On Best Buy, he writes, "As a result of the solid earnings report, Best Buy popped 10% higher on nearly six times its normal volume (arrow). The dramatic increase in turnover is a sign that institutions are loading up on the stock. Best Buy also has formed a bullish double bottom pattern (black curved lines). That formation projects the stock to the $100 area, making that figure our target price for Best Buy."

Ponsi says BJ's is immune to the negative impact of a strong dollar because its stores are in the U.S., a fact that's helped it be a strong performer this year. He writes, "BJ's beat third-quarter earnings projections and raised its fiscal 2022 outlook. Although the stock fell slightly after the earnings report, BJ's remains firmly in a bullish trend."

Finally, he says about Walmart, "Walmart's 50-day (blue) and 200-day (red) moving averages formed a golden cross on Nov. 17. That bullish signal occurs when a stock's 50-day MA crosses above its rising 200-day MA...Walmart appears ready to make a run at its all-time high of $159. The retailer's emphasis on low prices will give it an advantage over its competitors in a potentially recessionary environment in 2023."

In addition to those stocks, many other retailers have recovered their 200-day moving average, including Victoria’s Secret  (VSCO) , Lululemon  (LULU) , Macy’s  (M) , Home Depot  (HD) , and Tractor Supply  (TSCO) .

The Smart Play

Data from industry watchers and trade groups will likely support or derail the recent rally in retail stocks. So far, early reports of holiday spending strength are encouraging, but investors may wind up disappointed if sales growth remains below inflation.

For instance, U.S. shoppers spent a record $9.12 billion online during Black Friday, according to Adobe Analytics. However, that was only up 2.3% from last year, significantly less than inflation. 

We'll get Cyber Monday sales data soon. If sales disappoint, it could make it harder to deliver on the National Retail Federation estimates for total holiday sales growth of up to 8%. Last year, November and December retail spending grew 13.5% year-over-year to $889.3 billion.

In addition to holiday sales updates from industry watchers, I’ll also be watching key earnings reports.

For example, Costco Wholesale  (COST)  reports its latest quarterly performance on December 8, and Dollar General  (DG)  reports on December 1. Both companies may offer insight into whether shoppers' are downshifting to lower-cost retailers, such as warehouse chains and dollar stores. Dollar Tree  (DLTR)  and BJ Wholesale already suggested that’s happening in their quarterly earnings calls.

I’m also curious to see what specialty retailers say about recent trends in their upcoming earnings calls, including Ulta Beauty  (ULTA)  on December 1 and Lululemon on December 8. Those reports should help us understand if consumers feel strained.

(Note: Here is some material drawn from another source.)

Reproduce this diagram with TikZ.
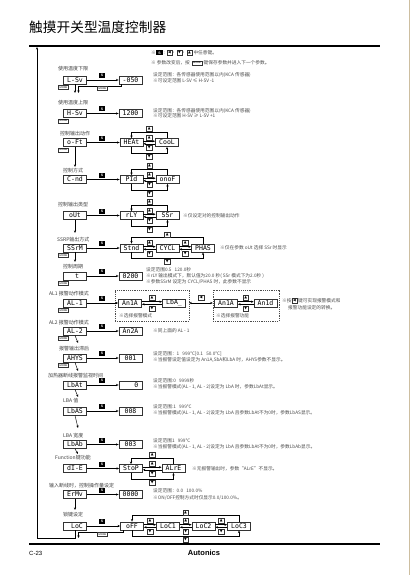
\documentclass[tikz,border=0pt]{standalone}
\usepackage{fontspec}
\setmainfont{Noto Sans CJK SC}
\newfontfamily\symfont{DejaVu Sans}
\newfontfamily\dispfont{DejaVu Sans Mono}
\newfontfamily\latfont{Liberation Sans}
\usetikzlibrary{arrows.meta,calc}
\newcommand{\pairarrows}[2]{%
 \draw[arr] ([yshift=1.3pt]#1.east) -- ([yshift=1.3pt]#2.west);
 \draw[arr] ([yshift=-1.3pt]#2.west) -- ([yshift=-1.3pt]#1.east);
 \node[key] at ($(#1.east)!0.5!(#2.west)+(0,-5.2)$) {▲};
 \node[key] at ($(#1.east)!0.5!(#2.west)+(0,5.2)$) {▼};}
\newcommand{\wraploop}[2]{%
 \draw[arr] (#2.north) -- ++(0,-6) -| (#1.north);
 \draw[arr] (#1.south) -- ++(0,6) -| (#2.south);
 \node[key] at ($(#1.north)!0.5!(#2.north)+(0,-9.4)$) {▲};
 \node[key] at ($(#1.south)!0.5!(#2.south)+(0,9.4)$) {▼};}
\begin{document}
\begin{tikzpicture}[x=1pt,y=-1pt,
  disp/.style={draw=black!80, line width=0.8pt, minimum width=23pt, minimum height=8pt, inner sep=0pt, font=\dispfont\fontsize{6.5}{6.5}\selectfont},
  lbl/.style={anchor=west, inner sep=0pt, font=\fontsize{5}{5}\selectfont, text=black!75},
  note/.style={anchor=west, inner sep=0pt, font=\fontsize{4.7}{6}\selectfont, text=black!70},
  skey/.style={fill=black, minimum width=6.5pt, minimum height=5pt, inner sep=0pt, text=white, font=\latfont\bfseries\fontsize{3.5}{3.5}\selectfont},
  key/.style={draw=black!80, fill=white, line width=0.3pt, minimum width=5.5pt, minimum height=5pt, inner sep=0pt, font=\symfont\fontsize{3.6}{3.6}\selectfont},
  modek/.style={draw=black!80, line width=0.3pt, minimum width=10pt, minimum height=4pt, inner sep=0pt, font=\latfont\fontsize{2.6}{2.6}\selectfont},
  arr/.style={-{Stealth[length=2.6pt,width=2.2pt]}, line width=0.45pt},
  ln/.style={line width=0.45pt},
  dbox/.style={draw=black!70, line width=0.4pt, dash pattern=on 1.2pt off 1pt, inner sep=0pt},
]
\fill[white] (0,0) rectangle (410,575);
\useasboundingbox (0,0) rectangle (410,575);
\draw[color={rgb,255:red,205;green,190;blue,160}, line width=0.8pt] (409.5,0) -- (409.5,575);

% title
\node[anchor=west, inner sep=0pt, font=\fontsize{13.7}{14}\selectfont] (title) at (29,27) {触摸开关型温度控制器};
\draw[line width=2.4pt] (29,46) -- (380,46);

% header notes
\node[note] (h1) at (151,53) {※};
\node[skey] (hs) at (159.5,53) {S};
\node[note] (h2) at (163.5,53) {:};
\node[key] (hk1) at (169.5,53) {◀};
\node[note] (h3) at (172.8,53) {,};
\node[key] (hk2) at (179.5,53) {▼};
\node[note] (h4) at (182.8,53) {,};
\node[key] (hk3) at (189.5,53) {▲};
\node[note] (h5) at (193.3,53) {中任意键。};
\node[note] (h6) at (151,63) {※ 参数改变后，按};
\node[modek] (hm) at (197,63) {MODE};
\node[note] (h7) at (203.5,63) {键保存参数并进入下一个参数。};

% row 1
\node[lbl] (l1) at (58,69) {使用温度下限};
\node[disp] (lsv) at (75,80) {L-Sv};
\node[modek] (m1) at (63.5,87.5) {MODE};
\node[skey] (s1) at (102,75.5) {S};
\node[disp] (v1) at (130.5,80) {-050};
\draw[arr] (lsv) -- (v1);
\draw[arr] (lsv.south) -- (75,93);
\draw[arr] ($(v1.south west)+(3,0)$) -- ++(0,1.8) -| (78.5,93);
\node[modek] (m1b) at (102.5,88.3) {MODE};
\node[note] (n1a) at (153,75) {设定范围：各传感器使用范围以内(KCA 传感器)};
\node[note] (n1b) at (153,80.5) {※可设定范围 L-SV ≤ H-SV -1};

% row 2
\node[lbl] (l2) at (58,103) {使用温度上限};
\node[disp] (hsv) at (75,113.5) {H-Sv};
\node[modek] (m2) at (63.5,121) {MODE};
\node[skey] (s2) at (102,109) {S};
\node[disp] (v2) at (130.5,113.5) {1200};
\draw[arr] (hsv) -- (v2);
\node[note] (n2a) at (153,110.5) {设定范围：各传感器使用范围以内(KCA 传感器)};
\node[note] (n2b) at (153,116) {※可设定范围 H-SV ≥ L-SV +1};

% row 3
\node[lbl] (l3) at (60,134) {控制输出动作};
\node[disp] (oft) at (75,142.5) {o-Ft};
\node[modek] (m3) at (63.5,150) {MODE};
\node[skey] (s3) at (102,138) {S};
\node[disp] (heat) at (131.5,142.5) {HEAt};
\node[disp] (cool) at (167,142.5) {CooL};
\draw[arr] (oft) -- (heat);
\pairarrows{heat}{cool}
\wraploop{heat}{cool}
\draw[arr] (oft.south) -- (75,167);

% row 4
\node[lbl] (l4) at (63,171) {控制方式};
\node[disp] (cnd) at (75,179.5) {C-nd};
\node[skey] (s4) at (102,175) {S};
\node[disp] (pid) at (131.5,179.5) {PId};
\node[disp] (onof) at (167.5,179.5) {onoF};
\draw[arr] (cnd) -- (pid);
\pairarrows{pid}{onof}
\wraploop{pid}{onof}

% row 5
\node[lbl] (l5) at (58,205) {控制输出类型};
\node[disp] (out) at (75,215.5) {oUt};
\node[skey] (s5) at (102,211) {S};
\node[disp] (rly) at (131.5,215.5) {rLY};
\node[disp] (ssr) at (167.5,215.5) {SSr};
\draw[arr] (out) -- (rly);
\pairarrows{rly}{ssr}
\wraploop{rly}{ssr}
\draw[arr] (out.south) -- (75,233);
\node[note] (n5) at (183,215.5) {※仅设定对的控制输出动作};

% row 6
\node[lbl] (l6) at (57,240) {SSRP输出方式};
\node[disp] (ssrm) at (75,248) {SSrM};
\node[modek] (m6) at (63.5,255.5) {MODE};
\node[skey] (s6) at (102,243.5) {S};
\node[disp] (stnd) at (131.5,248) {Stnd};
\node[disp] (cycl) at (167.5,248) {CYCL};
\node[disp] (phas) at (203,248) {PHAS};
\draw[arr] (ssrm) -- (stnd);
\pairarrows{stnd}{cycl}
\pairarrows{cycl}{phas}
\wraploop{stnd}{phas}
\draw[arr] (ssrm.south) -- (75,262);
\node[note] (n6) at (220,248) {※仅在参数 oUt 选择 SSr 时显示};

% row 7
\node[lbl] (l7) at (63,267) {控制周期};
\node[disp] (tt) at (75,276) {\phantom{00}t\phantom{0}};
\node[modek] (m7) at (63.5,283.5) {MODE};
\node[skey] (s7) at (102,271.5) {S};
\node[disp] (v7) at (130.5,276) {0200};
\draw[arr] (tt) -- (v7);
\node[note] (n7a) at (146,269.5) {设定范围0.5 ~ 120.0秒};
\node[note] (n7b) at (146,275.5) {※rLY 输出模式下，默认值为20.0 秒( SSr 模式下为2.0秒 )};
\node[note] (n7c) at (146,281.5) {※参数SSrM 设定为 CYCL/PHAS 时，此参数不显示};

% row 8
\node[lbl] (l8) at (49,294) {AL1 报警动作模式};
\node[disp] (al1) at (75,303) {AL-1};
\node[modek] (m8) at (63.5,310.5) {MODE};
\node[skey] (s8) at (102,298.5) {S};
\node[dbox, minimum width=74pt, minimum height=31pt] (g1) at (152,305.5) {};
\node[dbox, minimum width=66pt, minimum height=31pt] (g2) at (246,305.5) {};
\node[disp] (ania) at (130,303) {An1A};
\node[disp] (lba) at (174,303) {LbA\_};
\node[disp] (ania2) at (226,303) {An1A};
\node[disp] (anid) at (265.5,303) {An1d};
\draw[arr] (al1) -- (ania);
\pairarrows{ania}{lba}
\pairarrows{ania2}{anid}
\node[note] (n8a) at (119,316) {※选择报警模式};
\node[note] (n8b) at (216,316) {※选择报警功能};
\draw[{Stealth[length=2.6pt,width=2.2pt]}-{Stealth[length=2.6pt,width=2.2pt]}, line width=0.45pt] (g1.east |- lba.east) -- (g2.west |- lba.east);
\node[key] (k8) at (201,297.5) {◀};
\node[note] (n8c) at (282,301) {※按};
\node[key] (k8b) at (294.5,301) {◀};
\node[note] (n8d) at (298,301) {键可实现报警模式和};
\node[note] (n8e) at (288,307.5) {报警功能设定的转换。};

% row 9
\node[lbl] (l9) at (49,323) {AL2 报警动作模式};
\node[disp] (al2) at (75,331) {AL-2};
\node[modek] (m9) at (63.5,338.5) {MODE};
\node[skey] (s9) at (102,326.5) {S};
\node[disp] (v9) at (130.5,331) {An2A};
\draw[arr] (al2) -- (v9);
\draw[arr] (al2.south) -- (78,343);
\node[note] (n9) at (153,331) {※同上面的 AL - 1};

% row 10
\node[lbl] (l10) at (59,349) {报警输出滞后};
\node[disp] (ahys) at (75,358) {AHYS};
\node[modek] (m10) at (63.5,365.5) {MODE};
\node[skey] (s10) at (102,353.5) {S};
\node[disp] (v10) at (130.5,358) {001};
\draw[arr] (ahys) -- (v10);
\draw[arr] (ahys.south) -- (78,371);
\node[note] (n10a) at (153,353.5) {设定范围：1 ~ 999℃[0.1 ~ 50.0℃]};
\node[note] (n10b) at (153,359.5) {※当报警设定值设定为 An1A,SbA和LbA 时，AHYS参数不显示。};

% row 11
\node[lbl] (l11) at (48,376) {加热器断线报警监视时间};
\node[disp] (lbat) at (75,385) {LbAt};
\node[skey] (s11) at (102,380.5) {S};
\node[disp] (v11) at (130.5,385) {\phantom{000}0};
\draw[arr] (lbat) -- (v11);
\draw[arr] (lbat.south) -- (78,397);
\node[note] (n11a) at (153,381) {设定范围:0 ~ 9999秒};
\node[note] (n11b) at (153,387) {※当报警模式(AL - 1, AL - 2)设定为 LbA 时，参数LbAt显示。};

% row 12
\node[lbl] (l12) at (63,401) {LBA 值};
\node[disp] (lbas) at (75,411) {LbAS};
\node[skey] (s12) at (102,406.5) {S};
\node[disp] (v12) at (130.5,411) {008};
\draw[arr] (lbas) -- (v12);
\draw[arr] (lbas.south) -- (78,428);
\node[note] (n12a) at (153,407) {设定范围:1 ~ 999℃};
\node[note] (n12b) at (153,413) {※当报警模式(AL - 1, AL - 2)设定为 LbA 且参数LbAt不为0时，参数LbAS显示。};

% row 13
\node[lbl] (l13) at (63,436) {LBA 宽度};
\node[disp] (lbab) at (75,444.5) {LbAb};
\node[skey] (s13) at (102,440) {S};
\node[disp] (v13) at (130.5,444.5) {003};
\draw[arr] (lbab) -- (v13);
\draw[arr] (lbab.south) -- (78,454);
\node[note] (n13a) at (153,440.5) {设定范围1 ~ 999℃};
\node[note] (n13b) at (153,446.5) {※当报警模式(AL - 1, AL - 2)设定为 LbA 且参数LbAt不为0时，参数LbAb显示。};

% row 14
\node[lbl] (l14) at (55,458) {Function键功能};
\node[disp] (die) at (75,468.5) {dI-E};
\node[skey] (s14) at (102,464) {S};
\node[disp] (stop) at (131,468.5) {StoP};
\node[disp] (alre) at (173.5,468.5) {ALrE};
\draw[arr] (die) -- (stop);
\pairarrows{stop}{alre}
\wraploop{stop}{alre}
\node[note] (n14) at (192,468.5) {※无报警输出时，参数“ALrE”不显示。};

% row 15
\node[lbl] (l15) at (49,486) {输入断线时，控制操作量设定};
\node[disp] (ermv) at (75,494.5) {ErMv};
\node[skey] (s15) at (102,490) {S};
\node[disp] (v15) at (130.5,494.5) {0000};
\draw[arr] (ermv) -- (v15);
\draw[arr] (ermv.south) -- (75,510);
\node[note] (n15a) at (153,491) {设定范围：0.0 ~ 100.0\%};
\node[note] (n15b) at (153,497.5) {※ON/OFF控制方式时仅显示0.0/100.0\%。};

% row 16
\node[lbl] (l16) at (63,515) {锁键设定};
\node[disp] (loc) at (75,526) {\phantom{0}LoC};
\node[skey] (s16) at (102,521.5) {S};
\node[disp] (off) at (132,526) {oFF};
\node[disp] (loc1) at (168,526) {LoC1};
\node[disp] (loc2) at (203.5,526) {LoC2};
\node[disp] (loc3) at (239,526) {LoC3};
\draw[arr] (loc) -- (off);
\pairarrows{off}{loc1}
\pairarrows{loc1}{loc2}
\pairarrows{loc2}{loc3}
\wraploop{off}{loc3}
\coordinate (rb) at (37,538);
\coordinate (rt) at (37,47);
\draw[arr] (loc.south) -- (75,538) -- (rb) -- (rt);
\draw[arr] ($(off.south west)+(3,0)$) -- ++(0,2) -| (78.5,538);
\node[modek] (m16) at (102.5,534.5) {MODE};

% footer
\draw[line width=2.4pt] (29,544) -- (380,544);
\node[anchor=west, inner sep=0pt, font=\latfont\fontsize{6}{6}\selectfont] (pg) at (29,553) {C-23};
\node[inner sep=0pt, font=\latfont\bfseries\fontsize{7.5}{7.5}\selectfont] (logo) at (204,552.5) {Autonics};
\end{tikzpicture}
\end{document}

Separately, if we stick with Ponsi’s theme of stocks trading above their 200-day moving average, I’m watching Internet shopping plays Etsy  (ETSY)  and MercadoLibre  (MELI) , a South American e-commerce company. Each has already reported last quarter’s results, so I want to see if they can remain above the 200-DMA as holiday sales data rolls in.

I'm also watching Tractor Supply, given recent strong results from Deere  (DE)  and AGCO Corp  (AGCO)  bodes well for them. It’s also worth remembering that winter weather is tough on vehicles, supporting sales at auto supply stores. If cost-conscious consumers embrace a do-it-yourself mantra because of the economy this winter, then Autozone  (AZO)  and Genuine Parts Company  (GPC)  could build on recent gains. Each is among the few retailers already flirting with all-time highs.

Overall, there are likely to be winners and losers in the basket this season, so don't buy retail stocks blindly. If you're not interested in single-stock risk and favor ETFs, sitting on your hands waiting to see how retail sales data evolves could be best.